Prep 45 mins
Cook 10 mins
I don't remember where I found this recipe. My grandmother, who is a chocoholic, loved it! The chocolate wafer cookies may or may not be difficult to find. If you can't find them, oreos with the filling removed may be used.
- 1⁄2 cup slivered almonds, toasted
- 20 chocolate wafer cookies
- 1 cup sugar, divided
- 1⁄3 cup butter, melted
- 1⁄2 cup butter
- 2 tablespoons instant coffee granules
- 12 ounces bittersweet chocolate, coarsely chopped
- 6 egg yolks
- 2 cups whipping cream
- Preheat oven to 350 degrees.
- Process almonds, cookies and 1/4 cup sugar in a food processor until ground.
- Stir in 1/3 cup melted butter.
- Press into a 10 inch tart pan and bake at 350 for 10 minutes.
- Cool completely on a wire rack.
- Heat remaining 3/4 cup sugar, 1/2 cup butter, coffee granules, and chocolate in a heavy saucepan over low heat.

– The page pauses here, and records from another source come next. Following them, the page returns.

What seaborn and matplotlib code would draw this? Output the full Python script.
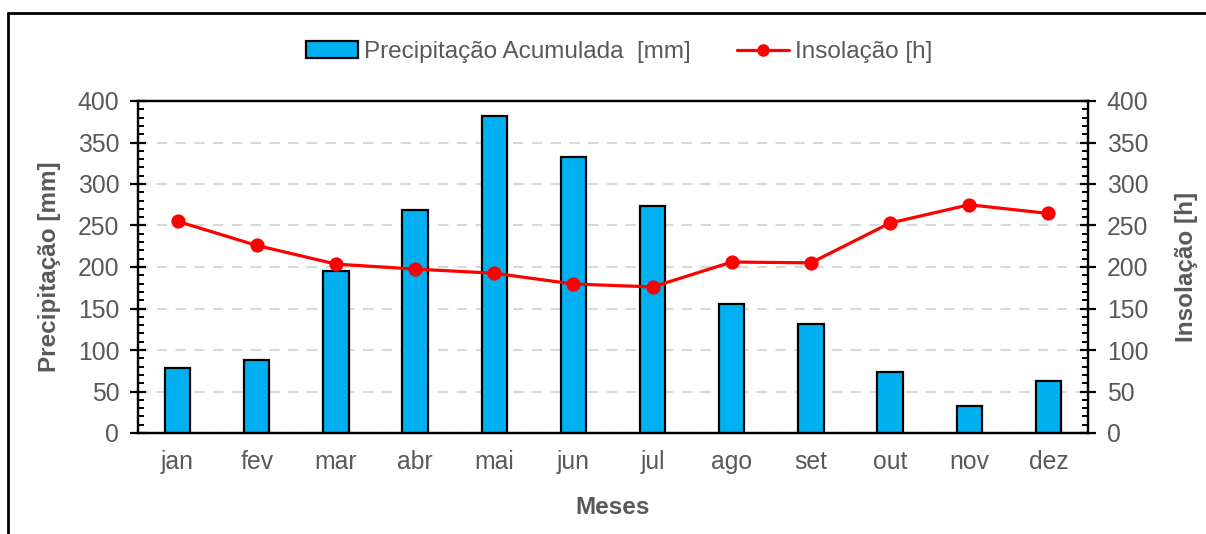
import matplotlib
matplotlib.use("Agg")
import matplotlib.pyplot as plt
from matplotlib.patches import Patch
from matplotlib.lines import Line2D
from matplotlib.ticker import MultipleLocator
import seaborn as sns
import pandas as pd

meses = ["jan", "fev", "mar", "abr", "mai", "jun", "jul", "ago", "set", "out", "nov", "dez"]
precipitacao = [78.5, 88.5, 195, 269, 382, 332, 274, 155, 131, 73.5, 32, 63]
insolacao = [255, 226, 203.5, 197.5, 192.5, 179.5, 176, 206, 205, 253, 275, 264.5]

df = pd.DataFrame({"mes": meses, "precipitacao": precipitacao, "insolacao": insolacao})

sns.set_theme(style="white")
plt.rcParams["font.family"] = ["Liberation Sans", "DejaVu Sans"]

cinza = "#595959"
azul = "#00B0F0"
vermelho = "#FF0000"
fs = 17.8
fs_leg = 17.5
fs_lab = 17.5

W, H = 1206, 534
fig = plt.figure(figsize=(W / 100, H / 100), dpi=100)
ax = fig.add_axes([138 / W, 1 - 433 / H, (1088 - 138) / W, (433 - 101) / H])

sns.barplot(data=df, x="mes", y="precipitacao", ax=ax, color=azul, width=0.32,
            edgecolor="black", linewidth=1.6, saturation=1, zorder=3)

ax2 = ax.twinx()
sns.pointplot(data=df, x="mes", y="insolacao", ax=ax2, color=vermelho,
              markers="o", markersize=8.5, linewidth=2.3, errorbar=None)

for a in (ax, ax2):
    a.set_ylim(0, 400)
    a.yaxis.set_major_locator(MultipleLocator(50))
    a.yaxis.set_minor_locator(MultipleLocator(10))
    for s in a.spines.values():
        s.set_color("black")
        s.set_linewidth(1.6)
    a.tick_params(axis="y", which="major", direction="inout", length=11, width=1.6,
                  color="black", labelsize=fs, labelcolor=cinza, pad=8)
    a.tick_params(axis="y", which="minor", direction="in", length=4.5, width=1.4,
                  color="black")
    a.set_facecolor("none")

ax.tick_params(axis="y", left=True, which="both")
ax2.tick_params(axis="y", right=True, which="both")
ax.tick_params(axis="x", length=0, labelsize=fs, labelcolor=cinza, pad=12)
ax.set_xlim(-0.5, 11.5)
ax2.set_xlim(-0.5, 11.5)

ax.yaxis.grid(True, which="major", color="#D9D9D9", linestyle=(0, (5, 4)), linewidth=1.5, zorder=0)
ax.set_axisbelow(True)

ax.set_xlabel("Meses", fontsize=fs_lab, fontweight="bold", color=cinza, labelpad=16)
ax.set_ylabel("Precipitação [mm]", fontsize=fs_lab, fontweight="bold", color=cinza, labelpad=12)
ax2.set_ylabel("Insolação [h]", fontsize=fs_lab, fontweight="bold", color=cinza, labelpad=19,
               rotation=90)

handles = [
    Patch(facecolor=azul, edgecolor="black", linewidth=1.6),
    Line2D([], [], color=vermelho, linewidth=2.3, marker="o", markersize=8),
]
labels = ["Precipitação Acumulada  [mm]", "Insolação [h]"]
fig.legend(handles, labels, loc="center", bbox_to_anchor=(619 / W, 1 - 52 / H), ncol=2,
           frameon=False, fontsize=fs_leg, labelcolor=cinza, handlelength=2.15,
           handletextpad=0.25, columnspacing=1.9, handleheight=0.65)

# moldura da figura
fig.add_artist(Line2D([8 / W, 8 / W], [0, 1 - 13 / H], color="black", linewidth=2,
                      transform=fig.transFigure))
fig.add_artist(Line2D([8 / W, 1], [1 - 13 / H, 1 - 13 / H], color="black", linewidth=2,
                      transform=fig.transFigure))

fig.savefig("out.png", dpi=100)
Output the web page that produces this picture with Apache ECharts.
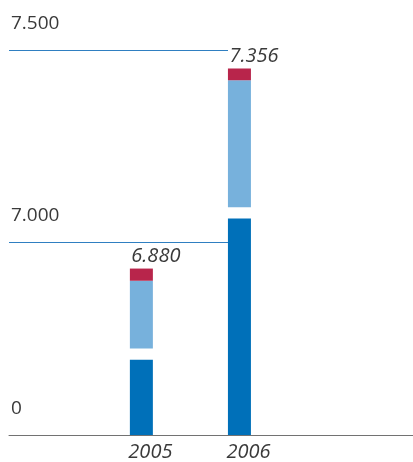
<!DOCTYPE html>
<html>
<head>
<meta charset="utf-8">
<script src="https://cdn.jsdelivr.net/npm/echarts@6/dist/echarts.min.js"></script>
<style>
  html, body { margin: 0; padding: 0; background: #fff; }
  #chart { width: 413px; height: 462px; }
</style>
</head>
<body>
<div id="chart"></div>
<script>
// Years shown on the horizontal axis
const years = [2005, 2006];
// Stacked components per year (bottom, middle, top)
const baseValues = [6690, 7026];
const midValues = [161, 302];
const topValues = [29, 28];
// Labels for the broken value scale (bottom line stands for 0)
const yTickLabels = ['0', '7.000', '7.500'];

const totals = years.map((_, i) => baseValues[i] + midValues[i] + topValues[i]);

// white separator carved out of the top of the bottom segment
const GAP = 27;

const fmt = v => String(Math.round(v)).replace(/\B(?=(\d{3})+(?!\d))/g, '.');

const FONT = '"Open Sans", "Noto Sans", sans-serif';
const TEXT = '#3a3a3a';
const BAR_W = 23;

// value first, year second, so the stack runs along the vertical value
const rows = arr => years.map((y, i) => [arr[i], y]);

const barSeries = (name, color, values, extra) => Object.assign({
  name,
  type: 'bar',
  stack: 'total',
  xAxisIndex: 0,
  yAxisIndex: 0,
  barWidth: BAR_W,
  silent: true,
  encode: { x: 1, y: 0 },
  itemStyle: { color },
  data: rows(values)
}, extra || {});

const chart = echarts.init(document.getElementById('chart'), null, { renderer: 'canvas' });

chart.setOption({
  animation: false,
  grid: [
    // bars and baseline
    { left: 9, right: 0, top: 50, bottom: 27 },
    // reference lines with scale labels
    { left: 9, right: 185, top: 50, bottom: 27 }
  ],
  xAxis: [
    {
      gridIndex: 0,
      type: 'value',
      min: 2003.65,
      max: 2007.77,
      axisLine: { show: true, lineStyle: { color: '#727272', width: 1 } },
      axisTick: { show: false },
      splitLine: { show: false },
      axisLabel: {
        customValues: years,
        formatter: v => String(v),
        color: TEXT,
        fontFamily: FONT,
        fontSize: 20,
        fontStyle: 'italic',
        margin: 7,
        padding: [0, 0, 0, 18]
      }
    },
    { gridIndex: 1, type: 'value', show: false }
  ],
  yAxis: [
    {
      gridIndex: 0,
      type: 'value',
      min: 6484,
      max: 7400,
      show: false,
      splitLine: { show: false }
    },
    {
      gridIndex: 1,
      type: 'value',
      min: 6500,
      max: 7500,
      interval: 500,
      axisLine: { show: false },
      axisTick: { show: false },
      splitLine: {
        show: true,
        showMinLine: false,
        lineStyle: { color: '#2f7fc1', width: 1 }
      },
      axisLabel: {
        inside: true,
        margin: 2,
        formatter: (v, i) => yTickLabels[i],
        color: TEXT,
        fontFamily: FONT,
        fontSize: 19,
        verticalAlign: 'bottom',
        padding: [0, 0, 17, 0]
      }
    }
  ],
  series: [
    barSeries('base', '#0070b9', baseValues.map(v => v - GAP)),
    barSeries('gap', 'rgba(255,255,255,0)', years.map(() => GAP)),
    barSeries('mid', '#77b1dc', midValues),
    barSeries('top', '#b8254b', topValues, {
      label: {
        show: true,
        position: 'top',
        distance: 2,
        formatter: p => fmt(totals[p.dataIndex]),
        color: TEXT,
        fontFamily: FONT,
        fontSize: 20,
        fontStyle: 'italic',
        padding: [0, 0, 0, 29]
      }
    }),
    {
      // anchors the reference grid's axes
      type: 'line',
      xAxisIndex: 1,
      yAxisIndex: 1,
      data: [],
      silent: true
    }
  ]
});
</script>
</body>
</html>
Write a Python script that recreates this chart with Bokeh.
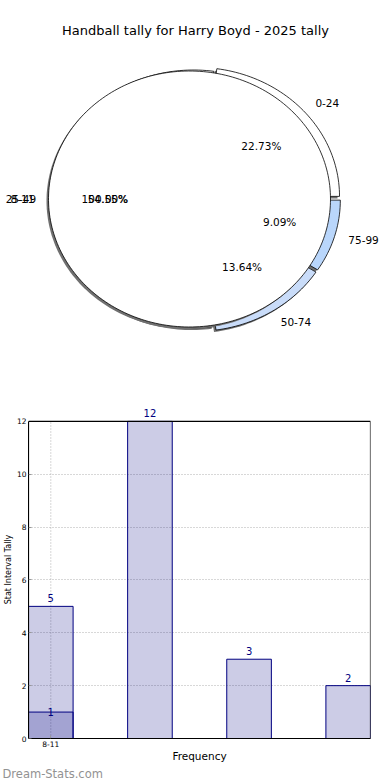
import numpy as np
from bokeh.plotting import figure
from bokeh.models import Range1d, Label, FixedTicker, Title, BoxAnnotation
from bokeh.embed import file_html
from bokeh.resources import INLINE
from bokeh.core.properties import value

# ---------------- data ----------------
chart_title = "Handball tally for Harry Boyd - 2025 tally"
pie_labels = ["0-24", "25-49", "50-74", "75-99"]
pie_values = [5, 12, 3, 2]
disc_labels = ["8-11"]
disc_values = [1]

bar_values = [5, 12, 3, 2]
bar_values_2 = [1]
x_tick_labels = ["8-11"]
y_ticks = [0, 2, 4, 6, 8, 10, 12]
x_axis_title = "Frequency"
y_axis_title = "Stat Interval Tally"
watermark = "Dream-Stats.com"

# ---------------- styles ----------------
FONT = "DejaVu Sans"
pie_colors = ["#ffffff", "#ffffff", "#c9dcf9", "#b9d6fb"]
pie_explode_px = [4, 0, 4, 4]
SHADOW = "#707070"

# pie geometry (pixels -> data)
SX, SY = 141.0, 128.0             # px per data unit
W1, H1 = 390, 400
cx_px, cy_px = 189.0, 198.5       # disc centre inside the canvas
ocx, ocy = 4.0 / SX, 0.0          # outer pie centre offset
orx, ory = 143.0 / SX, 129.0 / SY # outer pie radii

p1 = figure(width=W1, height=H1, output_backend="svg", toolbar_location=None,
            x_range=Range1d(-cx_px / SX, (W1 - cx_px) / SX),
            y_range=Range1d(-(H1 - cy_px) / SY, cy_px / SY),
            x_axis_location=None, y_axis_location=None, min_border=0)
p1.grid.visible = False
p1.outline_line_color = None
p1.background_fill_color = "white"


def sector(cx, cy, rx, ry, a0, a1):
    n = max(int(abs(a1 - a0) / (2 * np.pi) * 240), 8)
    t = np.linspace(a0, a1, n)
    xs = list(cx + rx * np.cos(t))
    ys = list(cy + ry * np.sin(t))
    if abs(a1 - a0) < 2 * np.pi - 1e-9:
        xs = [cx] + xs
        ys = [cy] + ys
    return xs, ys


def pie_geom(values, cx, cy, explode):
    vals = np.array(values, dtype=float)
    frac = vals / vals.sum()
    edges = np.concatenate([[0], np.cumsum(frac)]) * 2 * np.pi
    out = []
    for i in range(len(vals)):
        a0, a1 = edges[i], edges[i + 1]
        b = (a0 + a1) / 2
        e = explode[i]
        out.append((a0, a1, b, cx + e * np.cos(b) / SX, cy + e * np.sin(b) / SY, frac[i]))
    return out


sdx, sdy = -2.0 / SX, -2.0 / SY

outer = pie_geom(pie_values, ocx, ocy, pie_explode_px)
sh_x, sh_y, sl_x, sl_y = [], [], [], []
for (a0, a1, b, ccx, ccy, f) in outer:
    xs, ys = sector(ccx, ccy, orx, ory, a0, a1)
    sh_x.append([v + sdx for v in xs]); sh_y.append([v + sdy for v in ys])
    sl_x.append(xs); sl_y.append(ys)
p1.patches(sh_x, sh_y, fill_color=SHADOW, line_color=None)
p1.patches(sl_x, sl_y, fill_color=pie_colors, line_color="black", line_width=0.8)

disc = pie_geom(disc_values, 0.0, 0.0, [0] * len(disc_values))
dx_l, dy_l, ds_x, ds_y = [], [], [], []
for (a0, a1, b, ccx, ccy, f) in disc:
    xs, ys = sector(ccx, ccy, 1.0, 1.0, a0, a1)
    ds_x.append([v + sdx for v in xs]); ds_y.append([v + sdy for v in ys])
    dx_l.append(xs); dy_l.append(ys)
p1.patches(ds_x, ds_y, fill_color=SHADOW, line_color=None)
p1.patches(dx_l, dy_l, fill_color="white", line_color="black", line_width=0.8)

# labels
lab_left = dict(x=[], y=[], t=[])
lab_right = dict(x=[], y=[], t=[])
pct = dict(x=[], y=[], t=[])
for geom, labels, rx, ry in ((outer, pie_labels, orx, ory), (disc, disc_labels, 1.0, 1.0)):
    for (a0, a1, b, ccx, ccy, f), lab in zip(geom, labels):
        lx = ccx + 1.1 * rx * np.cos(b)
        ly = ccy + 1.1 * ry * np.sin(b)
        d = lab_left if np.cos(b) >= 0 else lab_right
        d["x"].append(lx); d["y"].append(ly); d["t"].append(lab)
        pct["x"].append(ccx + 0.6 * rx * np.cos(b))
        pct["y"].append(ccy + 0.6 * ry * np.sin(b))
        pct["t"].append("%.2f%%" % (f * 100))

common = dict(text_font=value(FONT), text_font_size="10.5px", text_color="black",
              text_baseline="middle")
p1.text(x=lab_left["x"], y=lab_left["y"], text=lab_left["t"], text_align="left", **common)
p1.text(x=lab_right["x"], y=lab_right["y"], text=lab_right["t"], text_align="right", **common)
p1.text(x=pct["x"], y=pct["y"], text=pct["t"], text_align="center", **common)

p1.add_layout(Label(x=6.0 / SX, y=(cy_px - 30.0) / SY, text=chart_title,
                    text_font=FONT, text_font_size="13px", text_align="center",
                    text_baseline="middle", text_color="black"))

# ---------------- bar chart ----------------
BW = 0.45
n = len(bar_values)
y_top = max(y_ticks)
H2, BOTTOM, TOPGAP = 380, 40, 21
FH = H2 - BOTTOM
y_end = y_top * FH / (FH - TOPGAP)   # frame reaches above the box so value labels stay visible
x_start, x_end = -BW / 2, n - 1 + BW / 2

p2 = figure(width=390, height=H2, output_backend="svg", toolbar_location=None,
            x_range=Range1d(x_start, x_end), y_range=Range1d(0, y_end),
            min_border_top=0, min_border_bottom=BOTTOM, min_border_right=20,
            min_border_left=0)
p2.outline_line_color = None
p2.xgrid.visible = False
p2.ygrid.ticker = FixedTicker(ticks=y_ticks[1:-1])
p2.ygrid.grid_line_color = "#b0b0b0"
p2.ygrid.grid_line_dash = "1 2"

xs = list(range(n))
xs2 = list(range(len(bar_values_2)))
tick_pos = list(range(len(x_tick_labels)))
# vertical dotted grid at the labelled tick, within the box
p2.segment(x0=tick_pos, y0=[0] * len(tick_pos), x1=tick_pos, y1=[y_top] * len(tick_pos),
           line_color="#b0b0b0", line_dash="1 2", line_width=1)

p2.vbar(x=xs, top=bar_values, width=BW, fill_color="navy", fill_alpha=0.2,
        line_color="navy", line_width=1)
p2.vbar(x=xs2, top=bar_values_2, width=BW, fill_color="navy", fill_alpha=0.2,
        line_color="navy", line_width=1)
for x, v in zip(xs, bar_values):
    p2.add_layout(Label(x=x, y=v, text=str(v), text_align="center", text_baseline="bottom",
                        y_offset=4, text_color="navy", text_font=FONT, text_font_size="10px"))
for x, v in zip(xs2, bar_values_2):
    p2.add_layout(Label(x=x, y=v, text=str(v), text_align="center", text_baseline="middle",
                        text_color="navy", text_font=FONT, text_font_size="10px"))

# the plot box (0 .. 12)
p2.add_layout(BoxAnnotation(bottom=0, top=y_top, fill_alpha=0, fill_color=None,
                            line_color="black", line_width=1.2, line_alpha=1))

p2.xaxis.ticker = FixedTicker(ticks=tick_pos)
p2.xaxis.major_label_overrides = {i: l for i, l in enumerate(x_tick_labels)}
p2.yaxis.ticker = FixedTicker(ticks=y_ticks)
p2.yaxis.bounds = (0, y_top)
for ax in (p2.xaxis, p2.yaxis):
    ax.major_label_text_font = FONT
    ax.major_label_text_font_size = "7.5px"
    ax.major_label_text_color = "black"
    ax.major_tick_in = 3
    ax.major_tick_out = 0
    ax.major_tick_line_color = "#999999"
    ax.minor_tick_line_color = None
    ax.axis_line_color = "black"
    ax.major_label_standoff = 2
    ax.axis_label_text_font = FONT
    ax.axis_label_text_font_style = "normal"
    ax.axis_label_text_color = "black"
p2.xaxis.major_label_standoff = 2
p2.xaxis.axis_label = x_axis_title
p2.xaxis.axis_label_text_font_size = "10.5px"
p2.xaxis.axis_label_standoff = 0
p2.yaxis.axis_label = y_axis_title
p2.yaxis.axis_label_text_font_size = "8px"
p2.yaxis.axis_label_standoff = 1

p2.add_layout(Title(text=watermark, align="left", text_font=FONT, text_font_size="11.5px",
                    text_font_style="normal", text_color="#929292", offset=-26,
                    standoff=0), "below")

open("out.html", "w").write(file_html([p1, p2], INLINE))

- Stir constantly until smooth.
- Beat egg yolks until thick and pale.
- Gradually stir about 1/4 hot chocolate mixture into yolks; add to remaining hot mixture, stirring constantly - 1 to 2 minutes or until mixture reaches 160 degrees.
- Remove from heat. (Mixture will be thick).
- Spread 2/3 chocolate mixture into crust.
- Cool remaining chocolate mixture 30 minutes.
- Beat whipping cream at high speed with an electric mixer until soft peaks form.
- Stir 1/3 of whipped cream into remaining chocolate mixture, then fold in the rest of the whipped cream.
- Spread over chocolate layer on tart.
- Cover and chill 2 hours or until firm.